We study the scale dependence of the twist-3 quark-gluon parton distributions using the observation that in the multi-color limit the corresponding QCD evolution equations possess an additional integral of motion and turn out to be effectively equivalent to the Schrodinger equation for integrable open Heisenberg spin chain model. We identify the integral of motion of the spin chain as a new quantum number that separates different components of the twist-3 parton distributions. Each component evolves independently and its scale dependence is governed by anomalous dimension given by the energy of the spin magnet. To find the spectrum of the QCD induced open Heisenberg spin magnet we develop the Bethe Ansatz technique based on the Baxter equation. The solutions to the Baxter equation are constructed using different asymptotic methods and their properties are studied in detail. We demonstrate that the obtained solutions provide a good qualitative description of the spectrum of the anomalous dimensions and reveal a number of interesting properties. We show that the few lowest anomalous dimensions are separated from the rest of the spectrum by a finite mass gap and estimate its value.

Figures (4)

• Figure 1: The dependence of the quantized values of the charge $q$ and the energy ${\cal E}(N,q)$ on the spin $N$ for the values of the impurity parameters $\omega_1=\omega_3=3/2$ corresponding to the evolution kernel ${\cal H}_T$. The dotted lines represent two trajectories with $\bar{\ell}=0$ (upper curve) and $\ell=3$ (lower curve) described in Sect. 7.4.

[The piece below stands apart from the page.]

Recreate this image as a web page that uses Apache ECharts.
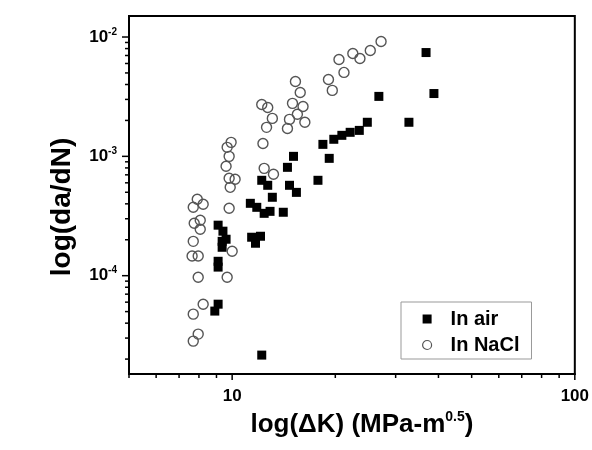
<!DOCTYPE html>
<html><head><meta charset="utf-8">
<script src="https://cdn.jsdelivr.net/npm/echarts@6/dist/echarts.min.js"></script>
<style>html,body{margin:0;padding:0;background:#fff}#c{width:592px;height:450px}</style>
</head><body><div id="c"></div>
<script>
// In air: ΔK (MPa·m^0.5) and da/dN
const airK = [36.8, 38.8, 32.8, 26.8, 24.8, 23.5, 22.1, 20.9, 19.8, 18.4, 19.2, 17.8, 15.1, 14.5, 14.7, 15.4, 13.1, 14.1, 12.7, 12.2, 11.3, 11.8, 12.4, 12.9, 11.4, 12.1, 11.7, 9.1, 9.4, 9.35, 9.6, 9.35, 9.1, 9.1, 9.1, 8.9, 12.2];
const airRate = [7.41e-3, 3.36e-3, 1.93e-3, 3.18e-3, 1.93e-3, 1.65e-3, 1.59e-3, 1.50e-3, 1.39e-3, 1.26e-3, 9.62e-4, 6.30e-4, 1.0e-3, 8.09e-4, 5.72e-4, 4.99e-4, 4.54e-4, 3.40e-4, 5.72e-4, 6.30e-4, 4.04e-4, 3.74e-4, 3.33e-4, 3.46e-4, 2.10e-4, 2.14e-4, 1.87e-4, 2.65e-4, 2.36e-4, 1.94e-4, 2.02e-4, 1.73e-4, 1.32e-4, 1.18e-4, 5.77e-5, 5.05e-5, 2.16e-5];
// In NaCl
const naclK = [27.2, 25.3, 23.6, 22.5, 20.5, 21.2, 19.1, 19.6, 15.3, 15.8, 15.0, 16.1, 15.5, 16.3, 14.7, 14.5, 12.2, 12.7, 13.1, 12.6, 12.3, 12.4, 13.2, 9.93, 9.67, 9.8, 9.6, 9.8, 10.2, 9.87, 7.91, 8.23, 7.70, 8.07, 7.75, 8.07, 7.70, 7.64, 7.96, 7.96, 9.8, 10.0, 9.67, 8.23, 7.70, 7.96, 7.70];
const naclRate = [9.17e-3, 7.71e-3, 6.61e-3, 7.28e-3, 6.48e-3, 5.05e-3, 4.41e-3, 3.57e-3, 4.24e-3, 3.43e-3, 2.78e-3, 2.62e-3, 2.25e-3, 1.93e-3, 2.04e-3, 1.71e-3, 2.72e-3, 2.57e-3, 2.08e-3, 1.75e-3, 1.28e-3, 7.93e-4, 7.07e-4, 1.31e-3, 1.19e-3, 1.0e-3, 8.25e-4, 6.55e-4, 6.42e-4, 5.50e-4, 4.37e-4, 3.97e-4, 3.74e-4, 2.91e-4, 2.75e-4, 2.45e-4, 1.94e-4, 1.46e-4, 1.46e-4, 9.71e-5, 3.67e-4, 1.60e-4, 9.71e-5, 5.77e-5, 4.76e-5, 3.24e-5, 2.83e-5];

const seriesNames = ['In air', 'In NaCl'];
const X_MIN = 5, X_MAX = 100;
const Y_MIN = 1.5e-5, Y_MAX = 0.015;
const xMajorTicks = [10, 100];
const yMajorTicks = [1e-4, 1e-3, 1e-2];
const xMinorTicks = [5, 6, 7, 8, 9, 20, 30, 40, 50, 60, 70, 80, 90];
const yMinorTicks = [2e-5, 3e-5, 4e-5, 5e-5, 6e-5, 7e-5, 8e-5, 9e-5, 2e-4, 3e-4, 4e-4, 5e-4, 6e-4, 7e-4, 8e-4, 9e-4, 2e-3, 3e-3, 4e-3, 5e-3, 6e-3, 7e-3, 8e-3, 9e-3];

const FONT = '"Liberation Sans", Arial, sans-serif';
function isPow10(v) { const l = Math.log10(v); return Math.abs(l - Math.round(l)) < 1e-6; }

function tickSeries(values, isX, len) {
  return {
    type: 'custom', silent: true, clip: false, z: 10,
    data: values.map(v => isX ? [v, Y_MIN] : [X_MIN, v]),
    renderItem: function (params, api) {
      const p = api.coord([api.value(0), api.value(1)]);
      return {
        type: 'line',
        shape: isX ? { x1: p[0], y1: p[1], x2: p[0], y2: p[1] + len } : { x1: p[0], y1: p[1], x2: p[0] - len, y2: p[1] },
        style: { stroke: '#000', lineWidth: 1.5 }
      };
    }
  };
}

const chart = echarts.init(document.getElementById('c'), null, { renderer: 'canvas' });
chart.setOption({
  backgroundColor: '#fff',
  animation: false,
  grid: { left: 129, right: 17, top: 16, bottom: 76, show: true, borderColor: '#000', borderWidth: 2, backgroundColor: 'transparent' },
  legend: {
    orient: 'vertical', left: 401, top: 302,
    backgroundColor: '#fff', borderColor: '#999', borderWidth: 1,
    padding: [7, 12, 4, 21],
    itemWidth: 9, itemHeight: 9, itemGap: 6,
    textStyle: { fontFamily: FONT, fontWeight: 'bold', fontSize: 20, color: '#000', lineHeight: 20, padding: [0, 0, 0, 14] },
    data: [
      { name: seriesNames[0], icon: 'rect', itemStyle: { color: '#000', opacity: 1 } },
      { name: seriesNames[1], icon: 'circle', itemStyle: { color: '#fff', borderColor: '#555', borderWidth: 1.2, opacity: 1 } }
    ]
  },
  xAxis: {
    type: 'log', logBase: 10, min: X_MIN, max: X_MAX,
    name: '{t|log(ΔK) (MPa-m}{s|0.5}{t|)}',
    nameLocation: 'middle', nameGap: 30,
    nameTextStyle: {
      padding: [0, 0, 0, 20],
      rich: {
        t: { fontFamily: FONT, fontWeight: 'bold', fontSize: 26, color: '#000', lineHeight: 30 },
        s: { fontFamily: FONT, fontWeight: 'bold', fontSize: 14, color: '#000', verticalAlign: 'top', lineHeight: 30 }
      }
    },
    axisLine: { show: true, lineStyle: { color: '#000', width: 2 } },
    axisTick: { show: false },
    splitLine: { show: false },
    axisLabel: {
      margin: 14, fontFamily: FONT, fontWeight: 'bold', fontSize: 17, color: '#000',
      formatter: v => isPow10(v) ? String(Math.round(v)) : ''
    }
  },
  yAxis: {
    type: 'log', logBase: 10, min: Y_MIN, max: Y_MAX,
    name: 'log(da/dN)',
    nameLocation: 'middle', nameGap: 53, nameRotate: 90,
    nameTextStyle: { fontFamily: FONT, fontWeight: 'bold', fontSize: 28, color: '#000', padding: [0, 24, 0, 0] },
    axisLine: { show: true, lineStyle: { color: '#000', width: 2 } },
    axisTick: { show: false },
    splitLine: { show: false },
    axisLabel: {
      margin: 12,
      formatter: v => isPow10(v) ? '{b|10}{s|' + Math.round(Math.log10(v)) + '}' : '',
      rich: {
        b: { fontFamily: FONT, fontWeight: 'bold', fontSize: 17, color: '#000', lineHeight: 20 },
        s: { fontFamily: FONT, fontWeight: 'bold', fontSize: 10, color: '#000', verticalAlign: 'top', lineHeight: 20 }
      }
    }
  },
  series: [
    {
      name: seriesNames[0], type: 'scatter', symbol: 'rect', symbolSize: 9,
      itemStyle: { color: '#000', opacity: 1 },
      data: airK.map((k, i) => [k, airRate[i]])
    },
    {
      name: seriesNames[1], type: 'scatter', symbol: 'circle', symbolSize: 10,
      itemStyle: { color: 'rgba(255,255,255,0)', borderColor: '#555', borderWidth: 1.4, opacity: 1 },
      data: naclK.map((k, i) => [k, naclRate[i]])
    },
    tickSeries(xMajorTicks, true, 6),
    tickSeries(xMinorTicks, true, 4),
    tickSeries(yMajorTicks, false, 7),
    tickSeries(yMinorTicks, false, 4)
  ]
});
</script></body></html>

• Figure 2: The flow of the energy ${\cal E}(N,q)$ and the conserved charge $q=2N(N+6)(\nu^2+3/4)$ with $\omega_3$ for $N=5$ and $\omega_1=3/2$. Two vertical dotted lines correspond to $\omega_3=1/2$ and $\omega_3=3/2$ and define the spectrum of the evolution kernels ${\cal H}_S$ and ${\cal H}_T$, respectively.
• Figure 3: The dependence on the energy ${\cal E}(N,q)$ on the conserved charge $q$ at $N=10$. Crosses denote the exact values of the energy and the solid line corresponds to the asymptotic expression (\ref{['dis']}).
• Figure 4: The difference ${\cal E}(N,q)-{\cal E}_{\rm vac}(N)$ for the lowest five energy levels of the Hamiltonian ${\cal H}(\omega_1,\omega_3)$: (a) the dependence on the impurity $\omega_3$ for $N=100$ and $\omega_1=3/2$; (b) the dependence on the spin $N$ for $\omega_1=\omega_3=3/2$.